WHAT YOU NEED TO DO:
Print the listing as it stands, omitting all images.

::::::::::

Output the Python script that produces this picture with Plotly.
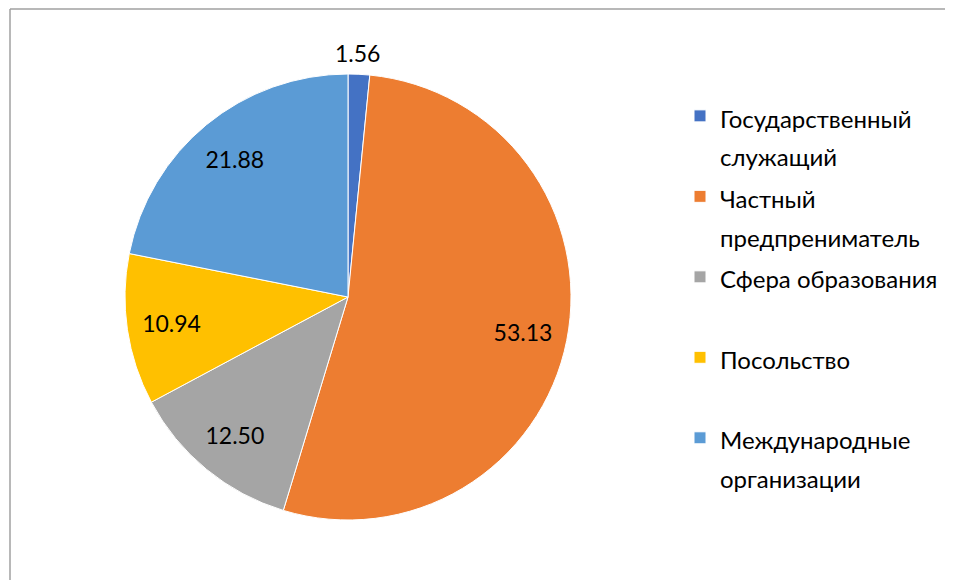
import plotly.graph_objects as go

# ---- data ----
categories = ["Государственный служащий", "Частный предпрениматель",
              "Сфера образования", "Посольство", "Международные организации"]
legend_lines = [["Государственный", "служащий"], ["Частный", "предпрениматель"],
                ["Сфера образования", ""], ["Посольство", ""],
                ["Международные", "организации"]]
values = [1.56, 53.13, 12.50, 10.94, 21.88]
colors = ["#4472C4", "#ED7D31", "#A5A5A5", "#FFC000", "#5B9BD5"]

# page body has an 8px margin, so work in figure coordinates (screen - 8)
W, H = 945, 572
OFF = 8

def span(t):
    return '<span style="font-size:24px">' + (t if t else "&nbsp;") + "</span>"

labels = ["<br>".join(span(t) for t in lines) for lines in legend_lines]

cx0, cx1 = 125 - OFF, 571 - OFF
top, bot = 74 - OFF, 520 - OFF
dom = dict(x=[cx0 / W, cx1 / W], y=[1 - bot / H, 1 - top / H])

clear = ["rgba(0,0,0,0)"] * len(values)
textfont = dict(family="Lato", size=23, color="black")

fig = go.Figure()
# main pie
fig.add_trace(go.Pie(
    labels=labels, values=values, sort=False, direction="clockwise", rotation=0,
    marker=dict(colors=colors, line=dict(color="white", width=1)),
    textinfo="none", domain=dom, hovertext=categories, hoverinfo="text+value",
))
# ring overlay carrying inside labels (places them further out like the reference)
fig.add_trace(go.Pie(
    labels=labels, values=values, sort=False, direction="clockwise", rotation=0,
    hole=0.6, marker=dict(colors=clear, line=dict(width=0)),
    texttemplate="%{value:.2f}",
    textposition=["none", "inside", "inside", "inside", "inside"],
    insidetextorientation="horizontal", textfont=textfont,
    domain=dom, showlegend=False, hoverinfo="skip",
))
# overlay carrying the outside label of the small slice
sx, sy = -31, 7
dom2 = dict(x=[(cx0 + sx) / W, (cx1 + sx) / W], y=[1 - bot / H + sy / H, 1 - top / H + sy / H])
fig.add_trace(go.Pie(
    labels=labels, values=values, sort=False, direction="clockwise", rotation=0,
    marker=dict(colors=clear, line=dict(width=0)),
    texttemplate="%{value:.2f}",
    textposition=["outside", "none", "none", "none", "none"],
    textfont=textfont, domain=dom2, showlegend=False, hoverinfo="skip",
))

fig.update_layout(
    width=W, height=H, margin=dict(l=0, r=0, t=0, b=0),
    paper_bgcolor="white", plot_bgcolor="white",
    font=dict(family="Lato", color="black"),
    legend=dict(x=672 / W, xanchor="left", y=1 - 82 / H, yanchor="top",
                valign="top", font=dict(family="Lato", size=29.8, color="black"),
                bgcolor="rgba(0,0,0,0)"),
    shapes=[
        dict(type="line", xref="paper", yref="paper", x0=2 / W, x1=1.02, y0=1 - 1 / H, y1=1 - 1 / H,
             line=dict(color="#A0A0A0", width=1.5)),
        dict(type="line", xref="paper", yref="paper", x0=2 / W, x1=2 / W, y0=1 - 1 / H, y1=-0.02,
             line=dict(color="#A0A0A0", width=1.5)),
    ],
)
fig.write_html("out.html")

::::::::::

FULL RESPONSE:
Output the Python script that produces this picture with Plotly.
import plotly.graph_objects as go

# ---- data ----
categories = ["Государственный служащий", "Частный предпрениматель",
              "Сфера образования", "Посольство", "Международные организации"]
legend_lines = [["Государственный", "служащий"], ["Частный", "предпрениматель"],
                ["Сфера образования", ""], ["Посольство", ""],
                ["Международные", "организации"]]
values = [1.56, 53.13, 12.50, 10.94, 21.88]
colors = ["#4472C4", "#ED7D31", "#A5A5A5", "#FFC000", "#5B9BD5"]

# page body has an 8px margin, so work in figure coordinates (screen - 8)
W, H = 945, 572
OFF = 8

def span(t):
    return '<span style="font-size:24px">' + (t if t else "&nbsp;") + "</span>"

labels = ["<br>".join(span(t) for t in lines) for lines in legend_lines]

cx0, cx1 = 125 - OFF, 571 - OFF
top, bot = 74 - OFF, 520 - OFF
dom = dict(x=[cx0 / W, cx1 / W], y=[1 - bot / H, 1 - top / H])

clear = ["rgba(0,0,0,0)"] * len(values)
textfont = dict(family="Lato", size=23, color="black")

fig = go.Figure()
# main pie
fig.add_trace(go.Pie(
    labels=labels, values=values, sort=False, direction="clockwise", rotation=0,
    marker=dict(colors=colors, line=dict(color="white", width=1)),
    textinfo="none", domain=dom, hovertext=categories, hoverinfo="text+value",
))
# ring overlay carrying inside labels (places them further out like the reference)
fig.add_trace(go.Pie(
    labels=labels, values=values, sort=False, direction="clockwise", rotation=0,
    hole=0.6, marker=dict(colors=clear, line=dict(width=0)),
    texttemplate="%{value:.2f}",
    textposition=["none", "inside", "inside", "inside", "inside"],
    insidetextorientation="horizontal", textfont=textfont,
    domain=dom, showlegend=False, hoverinfo="skip",
))
# overlay carrying the outside label of the small slice
sx, sy = -31, 7
dom2 = dict(x=[(cx0 + sx) / W, (cx1 + sx) / W], y=[1 - bot / H + sy / H, 1 - top / H + sy / H])
fig.add_trace(go.Pie(
    labels=labels, values=values, sort=False, direction="clockwise", rotation=0,
    marker=dict(colors=clear, line=dict(width=0)),
    texttemplate="%{value:.2f}",
    textposition=["outside", "none", "none", "none", "none"],
    textfont=textfont, domain=dom2, showlegend=False, hoverinfo="skip",
))

fig.update_layout(
    width=W, height=H, margin=dict(l=0, r=0, t=0, b=0),
    paper_bgcolor="white", plot_bgcolor="white",
    font=dict(family="Lato", color="black"),
    legend=dict(x=672 / W, xanchor="left", y=1 - 82 / H, yanchor="top",
                valign="top", font=dict(family="Lato", size=29.8, color="black"),
                bgcolor="rgba(0,0,0,0)"),
    shapes=[
        dict(type="line", xref="paper", yref="paper", x0=2 / W, x1=1.02, y0=1 - 1 / H, y1=1 - 1 / H,
             line=dict(color="#A0A0A0", width=1.5)),
        dict(type="line", xref="paper", yref="paper", x0=2 / W, x1=2 / W, y0=1 - 1 / H, y1=-0.02,
             line=dict(color="#A0A0A0", width=1.5)),
    ],
)
fig.write_html("out.html")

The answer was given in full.